* Data
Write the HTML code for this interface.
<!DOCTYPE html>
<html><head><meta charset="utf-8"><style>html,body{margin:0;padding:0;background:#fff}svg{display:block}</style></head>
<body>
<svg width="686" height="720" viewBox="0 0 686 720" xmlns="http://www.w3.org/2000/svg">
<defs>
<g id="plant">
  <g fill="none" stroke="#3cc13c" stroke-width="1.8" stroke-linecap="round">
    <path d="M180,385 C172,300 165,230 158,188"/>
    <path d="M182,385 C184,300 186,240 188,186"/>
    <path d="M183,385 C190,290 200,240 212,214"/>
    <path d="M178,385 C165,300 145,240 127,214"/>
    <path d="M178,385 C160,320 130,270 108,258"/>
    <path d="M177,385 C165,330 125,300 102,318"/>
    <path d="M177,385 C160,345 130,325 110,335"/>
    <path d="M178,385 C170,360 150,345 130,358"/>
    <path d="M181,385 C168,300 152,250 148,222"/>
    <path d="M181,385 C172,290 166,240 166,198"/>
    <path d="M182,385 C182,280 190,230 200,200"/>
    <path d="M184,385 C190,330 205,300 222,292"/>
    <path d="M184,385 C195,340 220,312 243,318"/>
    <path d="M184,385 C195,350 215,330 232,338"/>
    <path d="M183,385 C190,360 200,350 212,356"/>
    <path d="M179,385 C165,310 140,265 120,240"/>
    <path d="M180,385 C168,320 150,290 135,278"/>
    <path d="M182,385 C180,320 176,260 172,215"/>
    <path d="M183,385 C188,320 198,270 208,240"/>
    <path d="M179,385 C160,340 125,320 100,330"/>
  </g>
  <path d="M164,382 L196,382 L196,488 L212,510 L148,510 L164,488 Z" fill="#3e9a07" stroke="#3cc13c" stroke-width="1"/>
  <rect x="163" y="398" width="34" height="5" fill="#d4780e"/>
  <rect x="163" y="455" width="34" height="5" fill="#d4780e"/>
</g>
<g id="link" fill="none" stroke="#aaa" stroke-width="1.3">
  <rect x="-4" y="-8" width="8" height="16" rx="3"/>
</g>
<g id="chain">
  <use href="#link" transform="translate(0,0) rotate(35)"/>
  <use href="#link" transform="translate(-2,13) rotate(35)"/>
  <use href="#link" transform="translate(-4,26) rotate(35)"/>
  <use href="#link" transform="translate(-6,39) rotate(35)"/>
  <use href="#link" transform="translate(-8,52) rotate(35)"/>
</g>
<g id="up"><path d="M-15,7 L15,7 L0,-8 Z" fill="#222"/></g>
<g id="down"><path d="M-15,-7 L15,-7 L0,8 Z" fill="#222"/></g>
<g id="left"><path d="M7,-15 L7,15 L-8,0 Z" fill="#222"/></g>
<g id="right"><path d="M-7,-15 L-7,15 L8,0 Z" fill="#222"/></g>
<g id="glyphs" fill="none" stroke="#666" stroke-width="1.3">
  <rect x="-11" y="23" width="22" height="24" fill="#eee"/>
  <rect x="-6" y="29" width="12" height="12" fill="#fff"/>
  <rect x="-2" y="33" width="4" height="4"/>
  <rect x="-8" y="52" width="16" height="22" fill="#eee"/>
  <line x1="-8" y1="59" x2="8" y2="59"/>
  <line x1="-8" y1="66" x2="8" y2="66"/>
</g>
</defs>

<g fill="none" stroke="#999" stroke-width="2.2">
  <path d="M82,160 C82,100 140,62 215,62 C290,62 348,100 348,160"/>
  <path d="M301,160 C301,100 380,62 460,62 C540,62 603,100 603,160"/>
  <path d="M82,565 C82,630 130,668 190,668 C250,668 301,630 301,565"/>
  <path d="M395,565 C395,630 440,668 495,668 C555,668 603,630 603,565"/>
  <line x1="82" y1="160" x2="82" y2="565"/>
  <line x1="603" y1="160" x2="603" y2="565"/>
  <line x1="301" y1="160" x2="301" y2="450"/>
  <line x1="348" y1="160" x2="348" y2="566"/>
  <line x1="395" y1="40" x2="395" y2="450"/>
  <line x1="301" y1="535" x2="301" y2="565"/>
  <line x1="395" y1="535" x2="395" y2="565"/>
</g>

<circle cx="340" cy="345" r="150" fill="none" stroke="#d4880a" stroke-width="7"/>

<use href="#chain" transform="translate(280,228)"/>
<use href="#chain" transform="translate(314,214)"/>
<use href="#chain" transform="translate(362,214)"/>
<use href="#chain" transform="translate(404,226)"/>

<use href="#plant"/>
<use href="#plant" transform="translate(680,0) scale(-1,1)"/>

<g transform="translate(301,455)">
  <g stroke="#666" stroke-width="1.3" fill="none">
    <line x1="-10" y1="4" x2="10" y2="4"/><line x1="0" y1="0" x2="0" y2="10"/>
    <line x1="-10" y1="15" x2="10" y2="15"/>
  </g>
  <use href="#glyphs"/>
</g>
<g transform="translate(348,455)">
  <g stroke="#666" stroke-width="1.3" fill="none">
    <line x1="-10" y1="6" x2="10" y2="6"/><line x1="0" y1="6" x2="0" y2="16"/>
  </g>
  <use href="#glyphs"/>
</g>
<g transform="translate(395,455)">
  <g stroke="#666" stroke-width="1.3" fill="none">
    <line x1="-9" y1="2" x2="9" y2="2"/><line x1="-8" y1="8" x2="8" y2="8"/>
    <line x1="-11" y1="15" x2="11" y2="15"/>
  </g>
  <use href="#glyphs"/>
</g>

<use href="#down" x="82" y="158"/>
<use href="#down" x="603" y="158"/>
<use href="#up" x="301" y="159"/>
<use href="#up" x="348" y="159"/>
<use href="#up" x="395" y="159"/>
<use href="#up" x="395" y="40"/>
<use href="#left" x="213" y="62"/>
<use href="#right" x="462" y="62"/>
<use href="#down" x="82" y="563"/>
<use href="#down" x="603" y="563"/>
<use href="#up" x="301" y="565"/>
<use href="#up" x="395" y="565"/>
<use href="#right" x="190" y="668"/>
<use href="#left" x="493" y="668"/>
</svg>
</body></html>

* Challenge
Your task is to repeat the data exactly; please include every line.

* Written response
Write the HTML code for this interface.
<!DOCTYPE html>
<html><head><meta charset="utf-8"><style>html,body{margin:0;padding:0;background:#fff}svg{display:block}</style></head>
<body>
<svg width="686" height="720" viewBox="0 0 686 720" xmlns="http://www.w3.org/2000/svg">
<defs>
<g id="plant">
  <g fill="none" stroke="#3cc13c" stroke-width="1.8" stroke-linecap="round">
    <path d="M180,385 C172,300 165,230 158,188"/>
    <path d="M182,385 C184,300 186,240 188,186"/>
    <path d="M183,385 C190,290 200,240 212,214"/>
    <path d="M178,385 C165,300 145,240 127,214"/>
    <path d="M178,385 C160,320 130,270 108,258"/>
    <path d="M177,385 C165,330 125,300 102,318"/>
    <path d="M177,385 C160,345 130,325 110,335"/>
    <path d="M178,385 C170,360 150,345 130,358"/>
    <path d="M181,385 C168,300 152,250 148,222"/>
    <path d="M181,385 C172,290 166,240 166,198"/>
    <path d="M182,385 C182,280 190,230 200,200"/>
    <path d="M184,385 C190,330 205,300 222,292"/>
    <path d="M184,385 C195,340 220,312 243,318"/>
    <path d="M184,385 C195,350 215,330 232,338"/>
    <path d="M183,385 C190,360 200,350 212,356"/>
    <path d="M179,385 C165,310 140,265 120,240"/>
    <path d="M180,385 C168,320 150,290 135,278"/>
    <path d="M182,385 C180,320 176,260 172,215"/>
    <path d="M183,385 C188,320 198,270 208,240"/>
    <path d="M179,385 C160,340 125,320 100,330"/>
  </g>
  <path d="M164,382 L196,382 L196,488 L212,510 L148,510 L164,488 Z" fill="#3e9a07" stroke="#3cc13c" stroke-width="1"/>
  <rect x="163" y="398" width="34" height="5" fill="#d4780e"/>
  <rect x="163" y="455" width="34" height="5" fill="#d4780e"/>
</g>
<g id="link" fill="none" stroke="#aaa" stroke-width="1.3">
  <rect x="-4" y="-8" width="8" height="16" rx="3"/>
</g>
<g id="chain">
  <use href="#link" transform="translate(0,0) rotate(35)"/>
  <use href="#link" transform="translate(-2,13) rotate(35)"/>
  <use href="#link" transform="translate(-4,26) rotate(35)"/>
  <use href="#link" transform="translate(-6,39) rotate(35)"/>
  <use href="#link" transform="translate(-8,52) rotate(35)"/>
</g>
<g id="up"><path d="M-15,7 L15,7 L0,-8 Z" fill="#222"/></g>
<g id="down"><path d="M-15,-7 L15,-7 L0,8 Z" fill="#222"/></g>
<g id="left"><path d="M7,-15 L7,15 L-8,0 Z" fill="#222"/></g>
<g id="right"><path d="M-7,-15 L-7,15 L8,0 Z" fill="#222"/></g>
<g id="glyphs" fill="none" stroke="#666" stroke-width="1.3">
  <rect x="-11" y="23" width="22" height="24" fill="#eee"/>
  <rect x="-6" y="29" width="12" height="12" fill="#fff"/>
  <rect x="-2" y="33" width="4" height="4"/>
  <rect x="-8" y="52" width="16" height="22" fill="#eee"/>
  <line x1="-8" y1="59" x2="8" y2="59"/>
  <line x1="-8" y1="66" x2="8" y2="66"/>
</g>
</defs>

<g fill="none" stroke="#999" stroke-width="2.2">
  <path d="M82,160 C82,100 140,62 215,62 C290,62 348,100 348,160"/>
  <path d="M301,160 C301,100 380,62 460,62 C540,62 603,100 603,160"/>
  <path d="M82,565 C82,630 130,668 190,668 C250,668 301,630 301,565"/>
  <path d="M395,565 C395,630 440,668 495,668 C555,668 603,630 603,565"/>
  <line x1="82" y1="160" x2="82" y2="565"/>
  <line x1="603" y1="160" x2="603" y2="565"/>
  <line x1="301" y1="160" x2="301" y2="450"/>
  <line x1="348" y1="160" x2="348" y2="566"/>
  <line x1="395" y1="40" x2="395" y2="450"/>
  <line x1="301" y1="535" x2="301" y2="565"/>
  <line x1="395" y1="535" x2="395" y2="565"/>
</g>

<circle cx="340" cy="345" r="150" fill="none" stroke="#d4880a" stroke-width="7"/>

<use href="#chain" transform="translate(280,228)"/>
<use href="#chain" transform="translate(314,214)"/>
<use href="#chain" transform="translate(362,214)"/>
<use href="#chain" transform="translate(404,226)"/>

<use href="#plant"/>
<use href="#plant" transform="translate(680,0) scale(-1,1)"/>

<g transform="translate(301,455)">
  <g stroke="#666" stroke-width="1.3" fill="none">
    <line x1="-10" y1="4" x2="10" y2="4"/><line x1="0" y1="0" x2="0" y2="10"/>
    <line x1="-10" y1="15" x2="10" y2="15"/>
  </g>
  <use href="#glyphs"/>
</g>
<g transform="translate(348,455)">
  <g stroke="#666" stroke-width="1.3" fill="none">
    <line x1="-10" y1="6" x2="10" y2="6"/><line x1="0" y1="6" x2="0" y2="16"/>
  </g>
  <use href="#glyphs"/>
</g>
<g transform="translate(395,455)">
  <g stroke="#666" stroke-width="1.3" fill="none">
    <line x1="-9" y1="2" x2="9" y2="2"/><line x1="-8" y1="8" x2="8" y2="8"/>
    <line x1="-11" y1="15" x2="11" y2="15"/>
  </g>
  <use href="#glyphs"/>
</g>

<use href="#down" x="82" y="158"/>
<use href="#down" x="603" y="158"/>
<use href="#up" x="301" y="159"/>
<use href="#up" x="348" y="159"/>
<use href="#up" x="395" y="159"/>
<use href="#up" x="395" y="40"/>
<use href="#left" x="213" y="62"/>
<use href="#right" x="462" y="62"/>
<use href="#down" x="82" y="563"/>
<use href="#down" x="603" y="563"/>
<use href="#up" x="301" y="565"/>
<use href="#up" x="395" y="565"/>
<use href="#right" x="190" y="668"/>
<use href="#left" x="493" y="668"/>
</svg>
</body></html>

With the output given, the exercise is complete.